1) Snow and/or blowing snow reducing visibility to 1/4 mile or less for 3 hours or longer
AND
2) Sustained winds of 35 mph or greater or frequent gusts to 35 mph or greater.
There is no temperature requirement that must be met to achieve blizzard conditions.
 
Yeah, @scottd - KAPA is WAY over the hill from NW Elbert County. Best road course to get there is 25 minutes from my place, minimum, and it's a pretty good elevation change both going up the ridge, and back down the other side. KAPA is inside the Denver bowl... Elbert County is outside of it...

The ridge line is where the weather changes... nearly always... doesn't matter what kind of weather... Heck the ridgeline creates a bunch of weather through orographic lifting... it's fun to watch... :)

It's truly just "normal" for Elbert to be lost in no-man's land... at least in terms of what NWS Boulder does with it...

Been that way for all three years plus a few months that I've been out there.
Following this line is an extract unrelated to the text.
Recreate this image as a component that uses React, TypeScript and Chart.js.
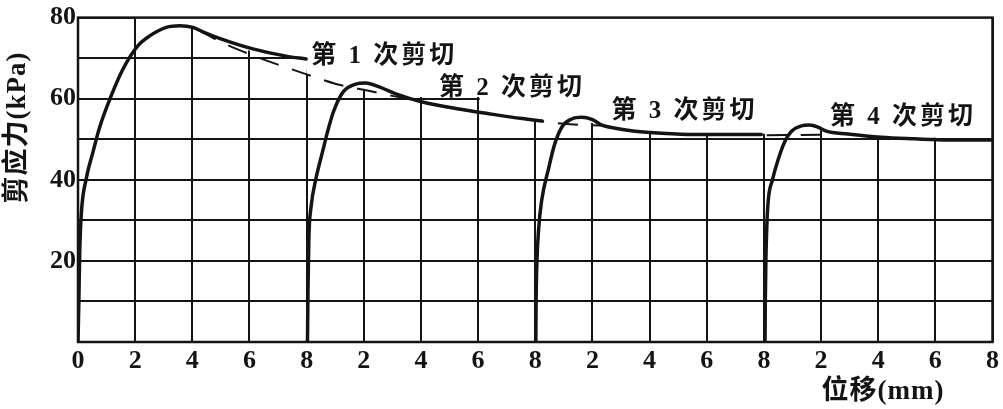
import React, { useEffect, useRef } from 'react';
import { Chart, registerables } from 'chart.js';

Chart.register(...registerables);

// ---- data ----
const xTickLabels = ['0', '2', '4', '6', '8', '2', '4', '6', '8', '2', '4', '6', '8', '2', '4', '6', '8'];
const yTickLabels = ['', '', '20', '', '40', '', '60', '', '80'];

// shear stress (kPa) vs cumulative displacement (mm), four successive cuts
const cut1: [number, number][] = [
  [0, 0], [0.03, 10], [0.06, 22], [0.12, 32], [0.28, 40], [0.53, 47], [0.75, 52.8], [1.12, 60],
  [1.58, 67.4], [2.1, 73.1], [2.51, 75.5], [3.09, 77.6], [3.56, 78], [4.02, 77.6], [4.37, 76.5],
  [4.95, 74.9], [6.12, 72.3], [7.28, 70.5], [7.98, 69.8],
];
const cut2: [number, number][] = [
  [8.03, 0], [8.05, 14], [8.08, 26], [8.15, 33], [8.33, 40.4], [8.56, 47], [8.72, 51.5],
  [8.93, 56.6], [9.26, 61.5], [9.72, 63.6], [10.07, 63.9], [10.54, 62.9], [11.12, 61.2],
  [12.05, 59.2], [13.21, 57.6], [14.38, 56.3], [15.54, 55.1], [16.24, 54.5],
];
const cut3: [number, number][] = [
  [16.02, 0], [16.03, 10], [16.06, 20], [16.12, 28], [16.22, 34.7], [16.47, 42.9], [16.68, 48.8],
  [16.95, 53.2], [17.28, 55.0], [17.63, 55.4], [17.98, 54.9], [18.33, 53.5], [18.8, 52.7],
  [19.49, 52.0], [20.42, 51.5], [21.59, 51.2], [22.75, 51.2], [23.91, 51.2],
];
const cut4: [number, number][] = [
  [24.04, 0], [24.05, 10], [24.07, 20], [24.1, 28], [24.15, 34.7], [24.3, 40], [24.5, 45],
  [24.73, 49.4], [24.96, 51.9], [25.31, 53.3], [25.6, 53.5], [25.89, 53.0], [26.18, 52.0],
  [26.94, 51.3], [28.1, 50.5], [29.26, 50.1], [30.43, 49.8], [32, 49.8],
];
// dashed residual trend
const trendA: [number, number][] = [
  [4.2, 77.0], [5.0, 74.0], [6.0, 71.0], [7.0, 68.4], [8.0, 66.0], [9.0, 63.7], [10.0, 62.2],
  [11.0, 60.7], [12.0, 59.3], [13.0, 57.9], [14.0, 56.7], [15.0, 55.6], [16.0, 54.7],
  [17.0, 53.8], [18.3, 53.4],
];
const trendB: [number, number][] = [[24.1, 51.0], [25.2, 51.05], [26.2, 51.1]];
// upper limit of the drawn grid (grid is blank above this)
const gridCeiling: [number, number][] = [
  [0, 80], [2.04, 80], [2.08, 73.6], [2.5, 75.7], [3.09, 77.8], [3.56, 78.2], [4.02, 77.8],
  [4.3, 77.0], [5.0, 74.3], [6.0, 71.8], [6.8, 70.4], [7.96, 70.4], [7.99, 66.2], [9.0, 63.8],
  [10.0, 62.3], [11.0, 60.8], [11.35, 60.4], [14.05, 60.4], [14.1, 56.5], [15.54, 55.3],
  [16.3, 54.7], [17.0, 53.9], [18.0, 54.0], [18.33, 53.7], [18.8, 52.9], [19.49, 52.2],
  [20.42, 51.7], [21.59, 51.4], [23.91, 51.4], [24.2, 51.2], [25.3, 51.2], [25.8, 52.2],
  [26.18, 52.2], [26.94, 51.5], [28.1, 50.7], [29.26, 50.4], [32, 50.4],
];
const cutLabels = ['第 1 次剪切', '第 2 次剪切', '第 3 次剪切', '第 4 次剪切'];
const cutLabelAnchors: [number, number][] = [[8.16, 70.5], [12.63, 62.6], [18.67, 56.8], [26.31, 55.4]];
const xTitle = '位移(mm)';
const yTitle = '剪应力(kPa)';

const INK = '#141414';
const FONT = "'Liberation Serif', 'Noto Sans CJK SC', serif";

const pts = (a: [number, number][]) => a.map(([x, y]) => ({ x, y }));

const textPlugin = {
  id: 'frameAndText',
  afterDatasetsDraw(chart: any) {
    const { ctx, chartArea: a, scales } = chart;
    ctx.save();
    ctx.strokeStyle = INK;
    ctx.lineWidth = 2.5;
    ctx.strokeRect(a.left, a.top, a.right - a.left, a.bottom - a.top);
    ctx.fillStyle = INK;
    ctx.font = `bold 25px ${FONT}`;
    ctx.textAlign = 'left';
    ctx.textBaseline = 'middle';
    (ctx as any).letterSpacing = '3px';
    cutLabels.forEach((t, i) => {
      const [vx, vy] = cutLabelAnchors[i];
      ctx.fillText(t, scales.x.getPixelForValue(vx), scales.y.getPixelForValue(vy));
    });
    ctx.font = `bold 27px ${FONT}`;
    (ctx as any).letterSpacing = '1px';
    ctx.textAlign = 'right';
    ctx.fillText(xTitle, a.right - 48, a.bottom + 50);
    ctx.translate(a.left - 60, a.top + 110);
    ctx.rotate(-Math.PI / 2);
    ctx.textAlign = 'center';
    ctx.fillText(yTitle, 0, 0);
    ctx.restore();
  },
};

export default function App() {
  const ref = useRef<HTMLCanvasElement>(null);
  useEffect(() => {
    if (!ref.current) return;
    const lineStyle = {
      borderColor: INK,
      borderWidth: 3.5,
      pointRadius: 0,
      fill: false,
      cubicInterpolationMode: 'monotone' as const,
      borderCapStyle: 'round' as const,
      borderJoinStyle: 'round' as const,
      order: 1,
    };
    const dashStyle = {
      borderColor: INK,
      borderWidth: 2,
      pointRadius: 0,
      fill: false,
      borderDash: [20, 14],
      cubicInterpolationMode: 'monotone' as const,
      order: 2,
    };
    const chart = new Chart(ref.current, {
      type: 'line',
      data: {
        datasets: [
          { ...lineStyle, data: pts(cut1) },
          { ...lineStyle, data: pts(cut2) },
          { ...lineStyle, data: pts(cut3) },
          { ...lineStyle, data: pts(cut4) },
          { ...dashStyle, data: pts(trendA) },
          { ...dashStyle, data: pts(trendB) },
          {
            data: pts(gridCeiling),
            borderWidth: 0,
            borderColor: 'rgba(0,0,0,0)',
            pointRadius: 0,
            fill: 'end',
            backgroundColor: '#ffffff',
            tension: 0,
            order: 10,
          },
        ],
      },
      options: {
        responsive: false,
        animation: false,
        events: [],
        layout: { padding: { top: 15, right: 8, left: 0, bottom: 0 } },
        plugins: { legend: { display: false }, tooltip: { enabled: false } },
        scales: {
          x: {
            type: 'linear',
            min: 0,
            max: 32,
            border: { display: false },
            grid: { color: INK, lineWidth: 2, drawTicks: false },
            ticks: {
              stepSize: 2,
              autoSkip: false,
              maxRotation: 0,
              padding: 4,
              color: INK,
              font: { family: FONT, size: 26, weight: 'bold' },
              callback: (_v: any, i: number) => xTickLabels[i],
            },
            afterFit: (s: any) => { s.height = 67; },
          },
          y: {
            type: 'linear',
            min: 0,
            max: 80,
            border: { display: false },
            grid: { color: INK, lineWidth: 2, drawTicks: false },
            ticks: {
              stepSize: 10,
              autoSkip: false,
              padding: 2,
              color: INK,
              font: { family: FONT, size: 26, weight: 'bold' },
              callback: (_v: any, i: number) => yTickLabels[i],
            },
            afterFit: (s: any) => { s.width = 78; },
          },
        },
      },
      plugins: [textPlugin],
    });
    return () => chart.destroy();
  }, []);
  return (
    <div style={{ position: 'absolute', left: 0, top: 0, width: 1003, height: 409, background: '#fff' }}>
      <canvas ref={ref} width={1003} height={409} style={{ display: 'block' }} />
    </div>
  );
}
Like I've said, since that piece of it actually *IS* something I know about, I've engaged the radio engineers for the All-Hazards transmitters on some of the "where does this transmitter actually cover and do the SAME codes associated with this transmitter make any sense" conversations in e-mail (and back-channel with some of the State engineers who helped with the audio links), but as far as watches, warnings, etc go... I just watch in amusement.

The map showing that the 200W transmitter on a building on S. Colorado Blvd (the "Denver" transmitter) will actually cover portions of NW Elbert is pretty funny... yeah... with horrible multipath and very weak signal, since there's a freaking rock wall in the way...

Part of this is caused by the fact that Elbert wasn't so populated 10+ years ago... the maps had contours for the RF and the planning was essentially "Ahh, there's nobody out there anyway..." My neighborhood only came into existence in 1985 or so, and our corner store just celebrated its 8 year anniversary on the corner in front of the neighborhood, yesterday. :)

Most of the automated "pick the closest NWS official weather source via Lat/Long" gadgetry I play with, chooses "Brick Center", which has no actual official weather reporting at all, and is well over a ridgeline to the north much closer to I-70... it's listed as a "political district"... which nobody I've ever talked to has ever heard of. No idea why it comes up as an NWS weather location. :)

They're going to need more official weather stations out there sooner or later, but heck if I know where they'd put them... most of the commercial tower sites wouldn't work for various reasons (on top of the ridge lines) and everything else is going to be in "weird" places that won't make any sense. The joys of rural living! (Doesn't bother me at all, but I do need to replace my busted anemometer for real wind speed readings at my house... because nothing put out by ANYBODY even gets close...) :)
 
I live in the same county as DenverPilot and I got a number of NWS warnings, both from a weather app and Elbert County OEM. I know at least one was for a winter storm warning.